A recent medical application project demonstrates the extreme challenges of ultra-low latency design. The system required end-to-end latency of just 500 nanoseconds for an EtherCAT industrial Ethernet implementation—a requirement that pushed the boundaries of what’s technically feasible.
The project faced immediate constraints from the Ethernet interface itself. Standard 100 Mbps Ethernet with a 4-bit parallel interface operates at 25 MHz, meaning each clock cycle consumes 40 nanoseconds. With only 500 nanoseconds total budget, the system had just 13 clock cycles to complete all processing—an extremely tight constraint.
The challenge intensified when considering that external Ethernet interface chips consumed more than half the latency budget through their own internal processing delays. This left only a few clock cycles for the actual FPGA processing, forcing the design team to optimize every aspect of the system architecture.

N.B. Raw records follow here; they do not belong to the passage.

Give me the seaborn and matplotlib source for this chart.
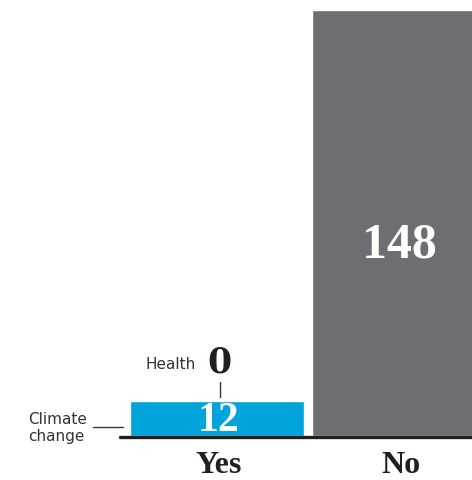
import matplotlib
matplotlib.use("Agg")
import matplotlib.pyplot as plt
import seaborn as sns
import pandas as pd

categories = ["Yes", "No"]
values = [12, 148]
bar_colors = ["#00A3DA", "#6D6E71"]
health_value = 0

sns.set_style("white")
plt.rcParams['font.family'] = ['DejaVu Sans']

df = pd.DataFrame({"answer": categories, "count": values})

fig = plt.figure(figsize=(4.72, 4.81), dpi=100)
ax = fig.add_axes([120/472, 44/481, 352/472, 437/481])

sns.barplot(data=df, x="answer", y="count", hue="answer", palette=bar_colors,
            width=174/182, legend=False, ax=ax, saturation=1)

ax.set_xlim(-0.533, 1.401)
ax.set_ylim(0, 437/2.878)
for s in ax.spines.values():
    s.set_visible(False)
ax.set_xticks([]); ax.set_yticks([])
ax.set_xlabel(""); ax.set_ylabel("")

ax.axhline(-0.4, color="#231F20", lw=2.4, zorder=5, clip_on=False)

serif = ['Liberation Serif', 'DejaVu Serif']
# category labels
for i, c in enumerate(categories):
    ax.text(i + 0.01, -9.9, c, ha="center", va="center", fontsize=23,
            fontweight="bold", family=serif, color="#231F20", clip_on=False)

# values in bars
ax.text(0.01, 5.4, str(values[0]), ha="center", va="center", fontsize=30,
        fontweight="bold", family=serif, color="white")
ax.text(1.0, 66.7, str(values[1]), ha="center", va="center", fontsize=36,
        fontweight="bold", family=serif, color="white")

# Health annotation
ax.text(0.016, 26, str(health_value), ha="center", va="center", fontsize=25,
        fontweight="bold", family=['DejaVu Serif'], color="#231F20")
ax.text(-0.115, 25.2, "Health", ha="right", va="center", fontsize=11,
        color="#333333")
ax.plot([0.016, 0.016], [13.6, 18.8], color="#333333", lw=1)

# Climate change annotation
ax.text(-0.714, 3.1, "Climate\nchange", ha="right", va="center", fontsize=11,
        color="#333333", linespacing=1.1, multialignment="left", clip_on=False)
ax.plot([-0.681, -0.516], [3.1, 3.1], color="#333333", lw=1, clip_on=False)

fig.savefig("out.png", dpi=100)
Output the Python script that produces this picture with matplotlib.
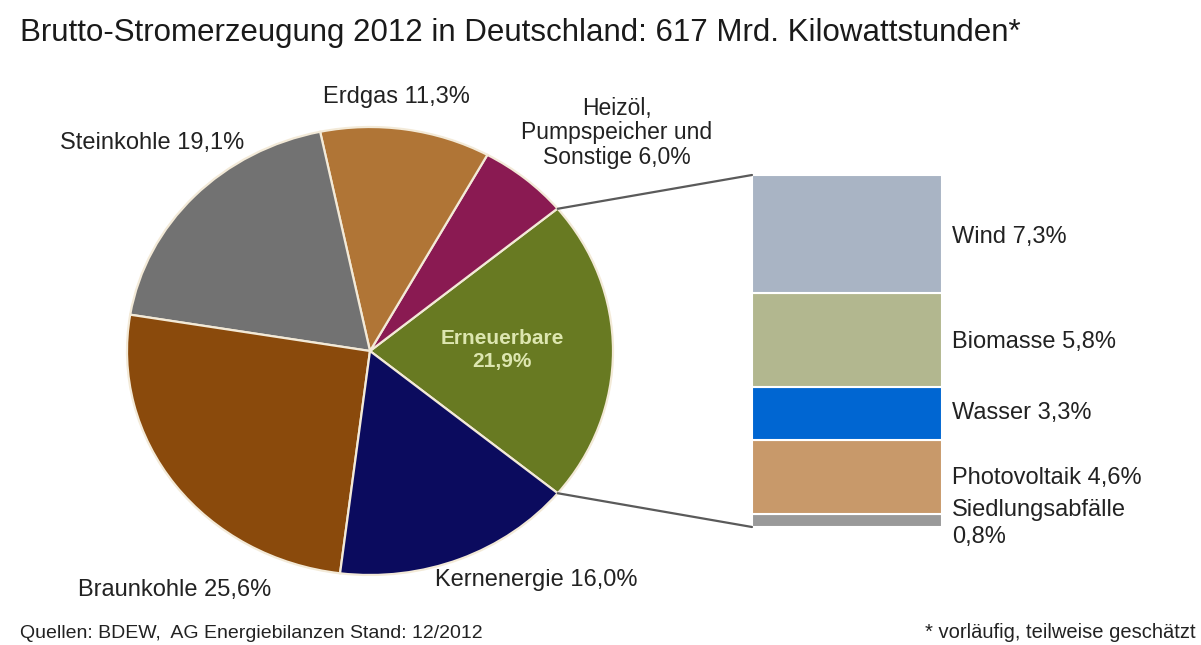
import matplotlib.pyplot as plt
import numpy as np
from matplotlib.patches import ConnectionPatch

plt.rcParams['font.family'] = ['Liberation Sans', 'DejaVu Sans']

# pie data (counter-clockwise, starting with Erneuerbare)
pie_labels = ['Erneuerbare', 'Heizöl, Pumpspeicher und Sonstige', 'Erdgas',
              'Steinkohle', 'Braunkohle', 'Kernenergie']
pie_values = [21.9, 6.0, 11.3, 19.1, 25.6, 16.0]
pie_colors = ['#687a22', '#8a1a52', '#b07536', '#727272', '#8a4a0c', '#0b0b5e']

# breakdown of renewables (bottom to top)
bar_labels = ['Siedlungsabfälle', 'Photovoltaik', 'Wasser', 'Biomasse', 'Wind']
bar_values = [0.8, 4.6, 3.3, 5.8, 7.3]
bar_colors = ['#9a9a9a', '#c8996a', '#0066d2', '#b2b78f', '#a9b4c4']

W, H = 1201, 645
fig = plt.figure(figsize=(W / 100, H / 100), dpi=100)

def px_axes(x0, y0, x1, y1):
    # axes from pixel box (top-left origin)
    return fig.add_axes([x0 / W, 1 - y1 / H, (x1 - x0) / W, (y1 - y0) / H])

# pie is slightly stretched horizontally in the reference
ax = px_axes(370 - 243, 351 - 224, 370 + 243, 351 + 224)
start = -pie_values[0] * 3.6 / 2
wedges, _ = ax.pie(pie_values, colors=pie_colors, startangle=start, counterclock=True,
                   radius=1, wedgeprops=dict(edgecolor='#f3ead8', linewidth=1.6))
ax.set_aspect('auto')
ax.set_xlim(-1, 1)
ax.set_ylim(-1, 1)
ax.axis('off')

# stacked bar
bx = px_axes(752, 175, 942, 527)
total = sum(bar_values)
bottom = 0
for v, c in zip(bar_values, bar_colors):
    bx.bar(0, v, bottom=bottom, width=1, color=c, edgecolor='white', linewidth=1.5)
    bottom += v
bx.set_xlim(-0.5, 0.5)
bx.set_ylim(0, total)
bx.axis('off')

# connection lines from Erneuerbare wedge to bar
a = np.deg2rad(start)
for ang, yb in [(-a, total), (a, 0)]:
    con = ConnectionPatch(xyA=(np.cos(ang), np.sin(ang)), coordsA=ax.transData,
                          xyB=(-0.5, yb), coordsB=bx.transData,
                          color='#5a5a5a', linewidth=1.6)
    fig.add_artist(con)

def ftext(x, y, s, **kw):
    kw.setdefault('fontsize', 17)
    kw.setdefault('color', '#222222')
    kw.setdefault('va', 'center')
    fig.text(x / W, 1 - y / H, s, **kw)

ftext(20, 33, 'Brutto-Stromerzeugung 2012 in Deutschland: 617 Mrd. Kilowattstunden*',
      fontsize=22.5, color='#1a1a1a')

ftext(396, 97, 'Erdgas 11,3%', ha='center')
ftext(60, 143, 'Steinkohle 19,1%', ha='left')
ftext(617, 133, 'Heizöl,\nPumpspeicher und\nSonstige 6,0%', ha='center',
      fontsize=16.5, linespacing=1.1)
ftext(502, 350, 'Erneuerbare\n21,9%', ha='center', color='#dde6b0',
      fontsize=15, fontweight='bold', linespacing=1.3)
ftext(78, 590, 'Braunkohle 25,6%', ha='left')
ftext(435, 580, 'Kernenergie 16,0%', ha='left')

ftext(952, 237, 'Wind 7,3%')
ftext(952, 342, 'Biomasse 5,8%')
ftext(952, 413, 'Wasser 3,3%')
ftext(952, 478, 'Photovoltaik 4,6%')
ftext(952, 510, 'Siedlungsabfälle')
ftext(952, 537, '0,8%')

ftext(20, 633, 'Quellen: BDEW,  AG Energiebilanzen Stand: 12/2012', fontsize=14)
ftext(925, 633, '* vorläufig, teilweise geschätzt', fontsize=14.5)

fig.savefig('out.png', dpi=100, facecolor='white')
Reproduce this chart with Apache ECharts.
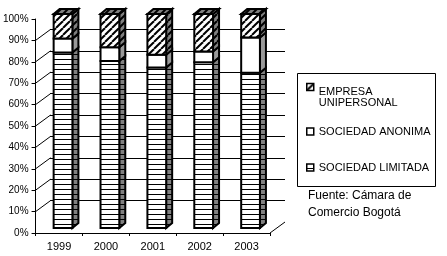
<!DOCTYPE html>
<html>
<head>
<meta charset="utf-8">
<script src="https://cdn.jsdelivr.net/npm/echarts@6/dist/echarts.min.js"></script>
<style>
  html, body { margin: 0; padding: 0; background: #fff; }
  #chart { width: 447px; height: 256px; }
</style>
</head>
<body>
<div id="chart"></div>
<script>
  var years = ['1999', '2000', '2001', '2002', '2003']
  var limitada = [82, 78, 75, 77.5, 72.5]
  var anonima = [6.5, 6.5, 6, 5, 16.5]
  var empresa = [11.5, 15.5, 19, 17.5, 11]
  var yTicks = [10, 20, 30, 40, 50, 60, 70, 80, 90]
  var names = ['SOCIEDAD LIMITADA', 'SOCIEDAD ANONIMA', 'EMPRESA UNIPERSONAL']
  var sourceLines = ['Fuente: Cámara de', 'Comercio Bogotá']

  var FONT = 'Liberation Sans'
  // 3d look: depth of the bars and of the walls
  var DX = 6, DY = -5, SHIFT_X = 4, SHIFT_Y = -5
  var WALL_DX = 15, WALL_DY = -11

  function makePattern(bg, draw, w, h) {
    var c = document.createElement('canvas')
    c.width = w
    c.height = h
    var ctx = c.getContext('2d')
    ctx.fillStyle = bg
    ctx.fillRect(0, 0, w, h)
    if (draw) draw(ctx, w, h)
    return { image: c, repeat: 'repeat' }
  }
  function stripes(ctx, w, h) {
    ctx.fillStyle = '#000'
    ctx.fillRect(0, h - 1, w, 1)
  }
  function hatch(ctx, w, h) {
    ctx.strokeStyle = '#000'
    ctx.lineWidth = 2
    for (var k = -1; k <= 1; k++) {
      ctx.beginPath()
      ctx.moveTo(k * w, h)
      ctx.lineTo(k * w + w, 0)
      ctx.stroke()
    }
  }

  var fronts = [makePattern('#fff', stripes, 5, 5), '#fff', makePattern('#fff', hatch, 7, 7)]
  var sides = [makePattern('#808080', stripes, 5, 5), '#999', makePattern('#808080', hatch, 7, 7)]
  var topFace = makePattern('#808080', hatch, 7, 7)

  function makeBar(front, side, top) {
    return function (params, api) {
      var base = api.value(1)
      var val = api.value(2)
      var p0 = api.coord([api.value(0), base])
      var p1 = api.coord([api.value(0), base + val])
      var w = api.size([1, 0])[0] * 0.4
      var l = p0[0] - w / 2 + SHIFT_X
      var r = l + w
      var yb = p0[1] + SHIFT_Y
      var yt = p1[1] + SHIFT_Y
      var kids = [
        {
          type: 'polygon',
          shape: { points: [[r, yb], [r + DX, yb + DY], [r + DX, yt + DY], [r, yt]] },
          style: { fill: side, stroke: '#000', lineWidth: 2 },
        },
        {
          type: 'rect',
          shape: { x: l, y: yt, width: w, height: yb - yt },
          style: { fill: front, stroke: '#000', lineWidth: 2 },
        },
      ]
      if (top) {
        kids.push({
          type: 'polygon',
          shape: { points: [[l, yt], [l + DX, yt + DY], [r + DX, yt + DY], [r, yt]] },
          style: { fill: top, stroke: '#000', lineWidth: 2 },
        })
      }
      return { type: 'group', children: kids }
    }
  }

  var stacks = [limitada, anonima, empresa]
  var barSeries = stacks.map(function (vals, s) {
    return {
      name: names[s],
      type: 'custom',
      xAxisIndex: 0,
      yAxisIndex: 0,
      renderItem: makeBar(fronts[s], sides[s], s === 2 ? topFace : null),
      itemStyle: { color: fronts[s], borderColor: '#000' },
      data: vals.map(function (v, i) {
        var base = 0
        for (var k = 0; k < s; k++) base += stacks[k][i]
        return [i, base, v]
      }),
      z: 3,
    }
  })

  // little diagonals from the y ticks to the back wall
  var wallSeries = {
    type: 'custom',
    xAxisIndex: 0,
    yAxisIndex: 0,
    silent: true,
    renderItem: function (params, api) {
      var cs = params.coordSys
      var y = api.coord([0, api.value(1)])[1]
      var x = api.value(2) ? cs.x + cs.width : cs.x
      return {
        type: 'line',
        shape: { x1: x, y1: y, x2: x + WALL_DX, y2: y + WALL_DY },
        style: { stroke: '#000', lineWidth: 1 },
      }
    },
    data: yTicks.map(function (v) { return [0, v, 0] }).concat([[0, 0, 1]]),
    z: 1,
  }

  function legendAt(name, top, fmt) {
    var idx = names.indexOf(name)
    return {
      left: 306,
      top: top,
      padding: 0,
      orient: 'vertical',
      itemWidth: 7,
      itemHeight: 7,
      selectedMode: false,
      formatter: fmt || '{name}',
      textStyle: {
        color: '#000',
        fontSize: 11,
        fontFamily: FONT,
        rich: {
          s: { fontSize: 11, fontFamily: FONT, lineHeight: 20 },
          a: { color: '#000', fontSize: 11, fontFamily: FONT, lineHeight: 11 },
        },
      },
      data: [{
        name: name,
        icon: 'rect',
        itemStyle: { color: fronts[idx], borderColor: '#000', borderWidth: 1.5 },
      }],
    }
  }

  var chart = echarts.init(document.getElementById('chart'))
  var option = {
    animation: false,
    backgroundColor: '#fff',
    grid: [
      { left: 35, right: 177, top: 19, bottom: 23 },
      { left: 35 + WALL_DX, right: 177 - WALL_DX, top: 19 + WALL_DY, bottom: 23 - WALL_DY },
    ],
    xAxis: [
      {
        type: 'category',
        gridIndex: 0,
        data: years,
        axisLine: { lineStyle: { color: '#000', width: 1 } },
        axisTick: { show: true, length: 3, lineStyle: { color: '#000' } },
        axisLabel: { color: '#000', fontSize: 11, fontFamily: FONT, margin: 8 },
      },
      { type: 'category', gridIndex: 1, data: years, show: false },
    ],
    yAxis: [
      {
        type: 'value',
        gridIndex: 0,
        min: 0,
        max: 100,
        interval: 10,
        axisLine: { show: true, lineStyle: { color: '#000', width: 1 } },
        axisTick: { show: true, length: 4, lineStyle: { color: '#000' } },
        axisLabel: { color: '#000', fontSize: 10, fontFamily: FONT, margin: 7, formatter: '{value}%' },
        splitLine: { show: false },
      },
      {
        type: 'value',
        gridIndex: 1,
        min: 0,
        max: 100,
        interval: 10,
        axisLine: { show: false },
        axisTick: { show: false },
        axisLabel: { show: false },
        splitLine: { show: true, showMinLine: false, showMaxLine: false, lineStyle: { color: '#000', width: 1 } },
      },
    ],
    legend: [
      legendAt(names[2], 70.5, function () { return '{s| }\n{a|EMPRESA}\n{a|UNIPERSONAL}' }),
      legendAt(names[1], 126),
      legendAt(names[0], 162),
    ],
    graphic: [
      {
        type: 'rect',
        shape: { x: 297.5, y: 73.5, width: 138, height: 113 },
        style: { fill: null, stroke: '#000', lineWidth: 1 },
        silent: true,
      },
      {
        type: 'text',
        left: 308,
        top: 187,
        style: { text: sourceLines.join('\n'), fill: '#000', font: '12px ' + FONT, lineHeight: 17 },
        silent: true,
      },
    ],
    series: [wallSeries].concat(barSeries),
  }
  chart.setOption(option)
</script>
</body>
</html>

The solution required sophisticated clock management and synchronization techniques. Rather than using standard synchronization protocols that typically require 2 clock cycles (80 nanoseconds of precious budget), our team designed custom clock distribution systems that delivered pre-synchronized data to the FPGA processing logic.
This project exemplifies how ultra-low latency design extends beyond the FPGA itself to encompass complete system architecture, including external component selection, clock distribution, and interface timing optimization.